Ibrahim Zaid Ali (born 15 April 1978), commonly known as Kuda Ibbe is a Maldivian singer and music composer.

Early life and career
Since childhood, Ali had been listening to all genres of songs from Bollywood classical to hip-hop to heavy metal music. At the age of seven, Ali fabricated music equipment including guitar and drum using wood, plywood and tin, where he used these self-made instruments to perform songs in the football stadium. His talent was recognized by a band member who visited his island for a show where this member gifted him with a real guitar. In 1997, during his vacation, Ali visited Male' where one of his family members, Ahmed Nihan, a music performer back then, introduced him to the world of The Beatles, Creedence Clearwater Revival, Iron Maiden, Metallica and Guns N' Roses. Before pursuing a career in music, Ali worked as a professional painter and artist developing banners and posters.
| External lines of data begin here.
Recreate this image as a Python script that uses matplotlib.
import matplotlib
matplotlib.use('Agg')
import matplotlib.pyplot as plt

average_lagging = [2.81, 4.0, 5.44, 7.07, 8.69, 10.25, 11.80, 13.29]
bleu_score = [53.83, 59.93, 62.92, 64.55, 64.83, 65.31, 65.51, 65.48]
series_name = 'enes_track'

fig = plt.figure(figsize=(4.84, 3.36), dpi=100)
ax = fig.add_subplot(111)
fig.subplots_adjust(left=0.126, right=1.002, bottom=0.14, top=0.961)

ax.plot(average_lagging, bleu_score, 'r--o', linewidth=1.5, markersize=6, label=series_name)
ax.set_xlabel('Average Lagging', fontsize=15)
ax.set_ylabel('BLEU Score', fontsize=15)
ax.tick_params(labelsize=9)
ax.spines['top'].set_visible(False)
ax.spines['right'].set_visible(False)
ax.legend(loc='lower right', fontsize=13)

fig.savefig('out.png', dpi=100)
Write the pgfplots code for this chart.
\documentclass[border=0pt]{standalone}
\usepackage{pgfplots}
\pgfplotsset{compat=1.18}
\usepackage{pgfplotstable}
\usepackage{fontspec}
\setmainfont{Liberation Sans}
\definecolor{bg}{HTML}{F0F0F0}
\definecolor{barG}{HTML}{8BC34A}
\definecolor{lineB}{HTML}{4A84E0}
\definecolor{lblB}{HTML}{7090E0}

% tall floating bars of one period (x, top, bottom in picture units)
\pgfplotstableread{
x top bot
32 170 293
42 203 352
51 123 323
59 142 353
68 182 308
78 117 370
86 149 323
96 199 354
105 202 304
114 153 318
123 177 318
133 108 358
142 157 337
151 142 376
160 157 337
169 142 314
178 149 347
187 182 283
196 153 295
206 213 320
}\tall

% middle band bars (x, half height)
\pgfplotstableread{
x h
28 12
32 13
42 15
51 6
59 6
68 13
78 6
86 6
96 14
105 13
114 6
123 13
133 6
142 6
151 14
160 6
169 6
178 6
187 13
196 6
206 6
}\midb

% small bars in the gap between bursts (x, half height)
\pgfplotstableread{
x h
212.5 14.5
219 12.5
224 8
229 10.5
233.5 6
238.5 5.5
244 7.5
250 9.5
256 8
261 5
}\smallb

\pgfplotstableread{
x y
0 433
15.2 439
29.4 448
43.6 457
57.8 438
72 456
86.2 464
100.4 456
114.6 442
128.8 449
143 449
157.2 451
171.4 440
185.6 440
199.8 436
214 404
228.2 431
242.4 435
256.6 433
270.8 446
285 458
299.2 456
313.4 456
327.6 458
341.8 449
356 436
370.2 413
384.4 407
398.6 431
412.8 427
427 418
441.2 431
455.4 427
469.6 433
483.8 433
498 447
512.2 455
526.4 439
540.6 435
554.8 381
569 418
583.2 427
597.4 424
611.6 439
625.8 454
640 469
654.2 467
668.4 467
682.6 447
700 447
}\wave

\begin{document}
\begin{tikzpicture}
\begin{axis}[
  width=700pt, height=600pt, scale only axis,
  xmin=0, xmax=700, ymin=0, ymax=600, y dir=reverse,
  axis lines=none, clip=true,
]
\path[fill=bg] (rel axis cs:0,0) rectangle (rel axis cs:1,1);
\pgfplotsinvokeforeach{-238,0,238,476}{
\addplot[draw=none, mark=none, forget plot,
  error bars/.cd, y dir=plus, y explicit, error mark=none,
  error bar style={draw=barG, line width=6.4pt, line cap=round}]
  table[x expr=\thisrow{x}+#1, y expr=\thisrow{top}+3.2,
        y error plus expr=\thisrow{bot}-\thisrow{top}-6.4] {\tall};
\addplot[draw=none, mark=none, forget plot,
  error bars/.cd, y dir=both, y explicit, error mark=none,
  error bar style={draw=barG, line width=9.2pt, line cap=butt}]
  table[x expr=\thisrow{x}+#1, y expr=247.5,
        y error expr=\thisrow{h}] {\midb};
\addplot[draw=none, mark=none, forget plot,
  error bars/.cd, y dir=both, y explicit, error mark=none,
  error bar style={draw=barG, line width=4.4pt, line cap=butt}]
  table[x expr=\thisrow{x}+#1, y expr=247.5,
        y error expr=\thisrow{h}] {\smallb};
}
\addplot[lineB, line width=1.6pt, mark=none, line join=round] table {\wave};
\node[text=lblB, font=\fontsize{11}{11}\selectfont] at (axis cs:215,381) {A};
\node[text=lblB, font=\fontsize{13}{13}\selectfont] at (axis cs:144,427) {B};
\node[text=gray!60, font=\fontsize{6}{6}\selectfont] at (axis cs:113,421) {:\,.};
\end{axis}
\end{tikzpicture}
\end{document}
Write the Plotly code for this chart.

His first public stage performance was as a guitarist in the Hafthaa Show where prominent faces including Ali Rameez and Mezzo Mohamed Majid were star performers. In of the shows, he performed a Bollywood track of Sonu Nigam which caught the eyes of several music artists. During the time, Dhivehi Raajjeyge Adu was in the process of forming a music band titled "Waves Band". The band was formed in 2001 which also marks his career beginning by performing three tracks for the album Aimina. The following year he performed his breakthrough song "Edhemey Kalaayah" from the album Hithukooru which topped charts for many weeks.  Initially, scheduled to record the song in the voice of Mohamed Abdul Ghanee, it was later landed to Ali which he considered as his "biggest fortune" in his career.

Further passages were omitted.